Schließlich wird argumentiert, dass der GmbH-Geschäftsanteil ein zusammenhängendes Bündel an Rechten und Pflichten sei, weshalb nicht einzelne Rechte und Pflichten des Geschäftsanteils isoliert herausgelöst und abgeändert werden können sollen. Der Geschäftsanteil soll als Ganzes betrachtet werden und sollte nicht in Einzelteile zerlegbar sein und ist somit nicht situationsabhängig unterschiedlich ausgestaltet, je nachdem ob der Gesellschafter insolvent ist oder nicht.

Der OGH selbst, hat zu dieser Rechtsfrage noch nicht abschließend Stellung bezogen, so hatte er sich schon mit solchen Klauseln zu beschäftigen, diese aber stets mit der Begründung, dass der Abfindungspreis sittenwidrig oder das Bewertungsverfahren ungeeignet sei, für unzulässig erklärt. Die Prüfung der Anwendbarkeit von § 26 Abs 3 IO hat der OGH jedoch bis dato vermieden und ist nicht näher darauf eingegangen.

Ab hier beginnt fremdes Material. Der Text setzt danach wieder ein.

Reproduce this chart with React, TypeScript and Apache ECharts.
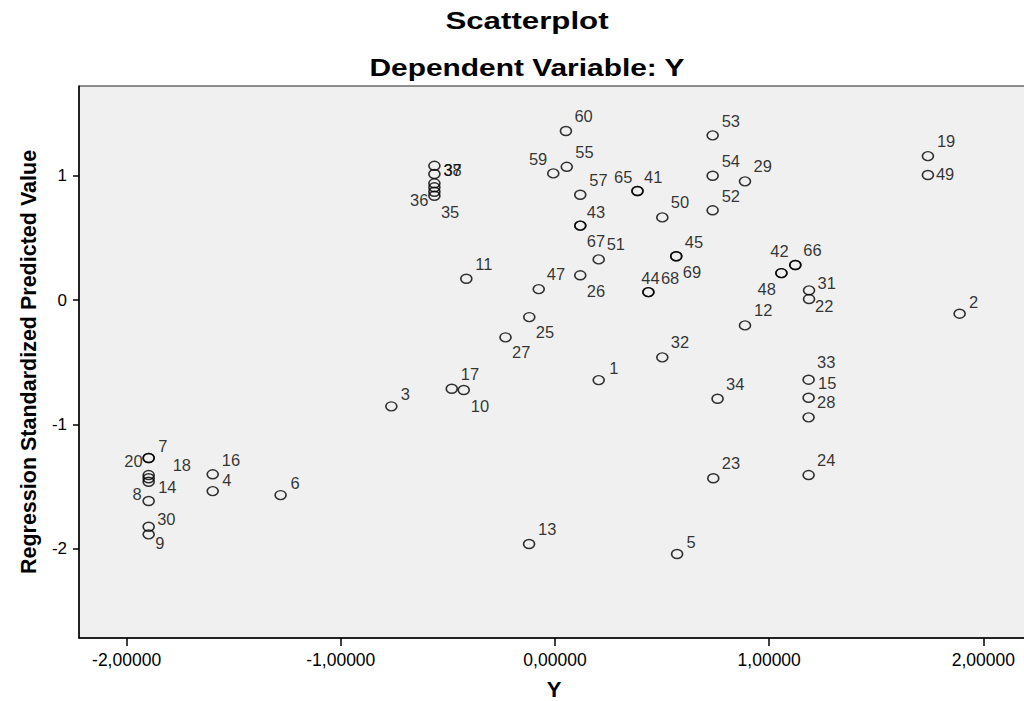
import React, { useEffect, useRef } from 'react';
import * as echarts from 'echarts';

// Case numbers of the points
const caseIds = [
  1, 2, 3, 4, 5, 6, 7, 8, 9, 10,
  11, 12, 13, 14, 15, 16, 17, 18, 19, 20,
  21, 22, 23, 24, 25, 26, 27, 28, 29, 30,
  31, 32, 33, 34, 35, 36, 37, 38, 39, 40,
  41, 42, 43, 44, 45, 46, 47, 48, 49, 50,
  51, 52, 53, 54, 55, 57, 59, 60, 65, 66,
  67, 68, 69,
];

// X axis: Y (observed)
const observedY = [
  0.204, 1.889, -0.764, -1.598, 0.570, -1.281, -1.897, -1.897, -1.897, -0.426,
  -0.414, 0.887, -0.121, -1.897, 1.184, -1.598, -0.482, -1.897, 1.741, -1.897,
  -1.897, 1.186, 0.739, 1.184, -0.120, 0.118, -0.231, 1.184, 0.887, -1.897,
  1.186, 0.501, 1.184, 0.759, -0.563, -0.563, -0.563, -0.563, -0.563, -0.563,
  0.385, 1.057, 0.118, 0.436, 0.566, 1.122, -0.076, 1.057, 1.741, 0.501,
  0.204, 0.736, 0.736, 0.736, 0.055, 0.118, -0.008, 0.051, 0.385, 1.122,
  0.118, 0.436, 0.566,
];

// Y axis: Regression Standardized Predicted Value
const predictedZ = [
  -0.644, -0.110, -0.855, -1.537, -2.043, -1.569, -1.271, -1.617, -1.885, -0.724,
  0.171, -0.204, -1.963, -1.462, -0.786, -1.402, -0.714, -1.408, 1.158, -1.271,
  -1.434, 0.008, -1.434, -1.408, -0.137, 0.199, -0.300, -0.944, 0.955, -1.824,
  0.078, -0.461, -0.641, -0.794, 0.839, 0.871, 1.080, 1.014, 0.939, 0.907,
  0.877, 0.217, 0.599, 0.064, 0.352, 0.282, 0.088, 0.217, 1.006, 0.665,
  0.327, 0.722, 1.325, 1.000, 1.072, 0.847, 1.019, 1.360, 0.877, 0.282,
  0.599, 0.064, 0.352,
];

// Cases whose labels are hidden (fully overlapped)
const unlabeledCases = [21, 39, 40, 46];

const xTickValues = [-2, -1, 0, 1, 2];
const yTickValues = [-2, -1, 0, 1];

// Label placement relative to the marker centre: [dx, dy, align]
const labelPlacement: Record<number, [number, number, string]> = {
  1: [10.5, -12, 'left'], 2: [9.5, -12, 'left'], 3: [9.5, -12, 'left'], 4: [9.5, -11, 'left'],
  5: [9.5, -12, 'left'], 6: [10, -12, 'left'], 7: [9.5, -12, 'left'], 8: [-7, -7, 'right'],
  9: [6.5, 8.5, 'left'], 10: [7, 16, 'left'], 11: [9, -15, 'left'], 12: [9, -15, 'left'],
  13: [9, -15, 'left'], 14: [9.5, 5, 'left'], 15: [9.5, -15, 'left'], 16: [9, -14.5, 'left'],
  17: [9, -15, 'left'], 18: [24, -10, 'left'], 19: [9, -15, 'left'], 20: [-6, 3, 'right'],
  22: [6, 7, 'left'], 23: [8.5, -15, 'left'], 24: [8.5, -15, 'left'], 25: [6.5, 15, 'left'],
  26: [6.5, 15.5, 'left'], 27: [6.5, 15, 'left'], 28: [8.5, -15.5, 'left'], 29: [8.5, -15, 'left'],
  30: [8.5, -7.5, 'left'], 31: [8.5, -7, 'left'], 32: [8.5, -15, 'left'], 33: [8.5, -18, 'left'],
  34: [8.5, -15, 'left'], 35: [6.5, 16, 'left'], 36: [-6, 8, 'right'], 37: [9, 4, 'left'],
  38: [9, -4, 'left'], 41: [6.5, -14, 'left'], 42: [-2, -22, 'center'], 43: [6.5, -14, 'left'],
  44: [2, -14, 'center'], 45: [8.5, -14.5, 'left'], 47: [8, -15.5, 'left'], 48: [-5.5, 15.5, 'right'],
  49: [8, -1, 'left'], 50: [8.5, -15, 'left'], 51: [8, -15, 'left'], 52: [9, -14.5, 'left'],
  53: [9, -14.5, 'left'], 54: [9, -14.5, 'left'], 55: [8.5, -15, 'left'], 57: [9, -15, 'left'],
  59: [-6, -14, 'right'], 60: [8.5, -15, 'left'], 65: [-5, -14, 'right'], 66: [8, -15, 'left'],
  67: [6.5, 15, 'left'], 68: [12.5, -14, 'left'], 69: [6.5, 15.5, 'left'],
};

const FONT = '"Liberation Sans", Arial, Helvetica, sans-serif';
const ELLIPSE = 'path://M0,4.5A5,4.5 0 1 1 10,4.5A5,4.5 0 1 1 0,4.5Z';

export default function App() {
  const ref = useRef<HTMLDivElement>(null);

  useEffect(() => {
    if (!ref.current) return;
    const chart = echarts.init(ref.current, null, { renderer: 'svg' });

    const data = caseIds.map((id, i) => {
      const p = labelPlacement[id];
      const show = !!p && unlabeledCases.indexOf(id) < 0;
      return {
        value: [observedY[i], predictedZ[i], id],
        label: show
          ? {
              show: true,
              formatter: String(id),
              position: 'inside',
              align: p[2],
              verticalAlign: 'middle',
              offset: [p[0], p[1]],
            }
          : { show: false },
      };
    });

    chart.setOption({
      animation: false,
      backgroundColor: '#ffffff',
      graphic: [
        {
          type: 'text',
          x: 527,
          y: 21,
          scaleX: 1.33,
          style: {
            text: 'Scatterplot',
            fill: '#000',
            fontFamily: FONT,
            fontWeight: 'bold',
            fontSize: 23.5,
            align: 'center',
            verticalAlign: 'middle',
          },
        },
        {
          type: 'text',
          x: 527,
          y: 68,
          scaleX: 1.3,
          style: {
            text: 'Dependent Variable: Y',
            fill: '#000',
            fontFamily: FONT,
            fontWeight: 'bold',
            fontSize: 23,
            align: 'center',
            verticalAlign: 'middle',
          },
        },
      ],
      grid: {
        left: 79,
        top: 86,
        width: 950,
        height: 552,
        show: true,
        backgroundColor: '#f0f0f0',
        borderColor: '#222',
        borderWidth: 1,
        containLabel: false,
        outerBoundsMode: 'none',
      },
      xAxis: {
        type: 'value',
        min: -2.2222,
        max: 2.2129,
        name: 'Y',
        nameLocation: 'middle',
        nameGap: 40,
        nameTextStyle: { fontFamily: FONT, fontWeight: 'bold', fontSize: 22, color: '#000' },
        axisLine: { show: true, onZero: false, lineStyle: { color: '#000', width: 1.5 } },
        axisTick: { show: true, length: 8, customValues: xTickValues, lineStyle: { color: '#000', width: 1.5 } },
        axisLabel: {
          customValues: xTickValues,
          margin: 13,
          fontFamily: FONT,
          fontSize: 17.5,
          color: '#000',
          formatter: (v: number) => v.toFixed(5).replace('.', ','),
        },
        splitLine: { show: false },
      },
      yAxis: {
        type: 'value',
        min: -2.719,
        max: 1.722,
        name: 'Regression Standardized Predicted Value',
        nameLocation: 'middle',
        nameGap: 39,
        nameTextStyle: { fontFamily: FONT, fontWeight: 'bold', fontSize: 21.5, color: '#000' },
        axisLine: { show: true, onZero: false, lineStyle: { color: '#000', width: 1.5 } },
        axisTick: { show: true, length: 6, customValues: yTickValues, lineStyle: { color: '#000', width: 1.5 } },
        axisLabel: {
          customValues: yTickValues,
          margin: 12,
          fontFamily: FONT,
          fontSize: 17,
          color: '#000',
          formatter: (v: number) => String(Math.round(v)),
        },
        splitLine: { show: false },
      },
      series: [
        {
          type: 'scatter',
          symbol: ELLIPSE,
          symbolSize: [11, 9],
          itemStyle: { color: 'rgba(0,0,0,0)', borderColor: '#000', borderWidth: 1.5 },
          label: { fontFamily: FONT, fontSize: 16.5, color: '#000' },
          emphasis: { disabled: true },
          data,
        },
      ],
    });

    return () => chart.dispose();
  }, []);

  return (
    <div
      ref={ref}
      style={{ position: 'absolute', left: 0, top: 0, width: 1024, height: 701, background: '#fff' }}
    />
  );
}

Doch selbst bei Sittenwidrigkeit wegen Gläubigerschädigung ist die Rsp nicht einheitlich, so deutet der OGH in mehreren Entscheidungen obiter an, dass ein Abfindungspreis unter dem Schätzwert grds möglich sei, sofern der Preis sich nicht von demjenigen in vergleichbaren Fällen unterscheide. Hingegen könnte die vorliegende OLG-Entscheidung weitaus strenger sein, da Gläubiger jedenfalls den Schätzwert im Zeitpunkt des Aufgriffs (Verkehrswert) erhalten müssen.

Zukünftige Entwicklung

Festgehalten werden kann, dass zumindest die Leistung des Schätzwertes (Verkehrswertes) oder ein betriebswirtschaftlich anerkanntes Bewertungsverfahren für ein wirksames Aufgriffsrecht eines GmbH-Geschäftsanteiles von Nöten sein wird, um ein rechtssicheres Aufgriffsrecht dem Grunde nach einzuräumen.  Wünschenswert wäre es freilich, wenn der OGH explizit Stellung zur Anwendbarkeit von § 26 Abs 3 IO in Bezug auf Aufgriffsrechte beziehen würde, zumal auch die zweitinstanzliche Rsp innerhalb  der verschiedenen OLG-Sprengel divergiert. In der kautelarjuristischen Praxis würde sich im Gesellschaftsvertrag selbst ein ausdrücklicher Verweis dahingehend anbieten, dass das Aufgriffsrecht im Insolvenzfall des Mitgesellschafters nicht als Antrag gemäß § 26 Abs 3 IO zu verstehen sei – zumindest ein Argument mehr, das im Streitfall mit dem Masseverwalter, welcher über den Geschäftsanteil des Mitgesellschafters verfügt, für eine vergleichsweise Bereinigung der Streitigkeit ins Rennen geführt werden kann.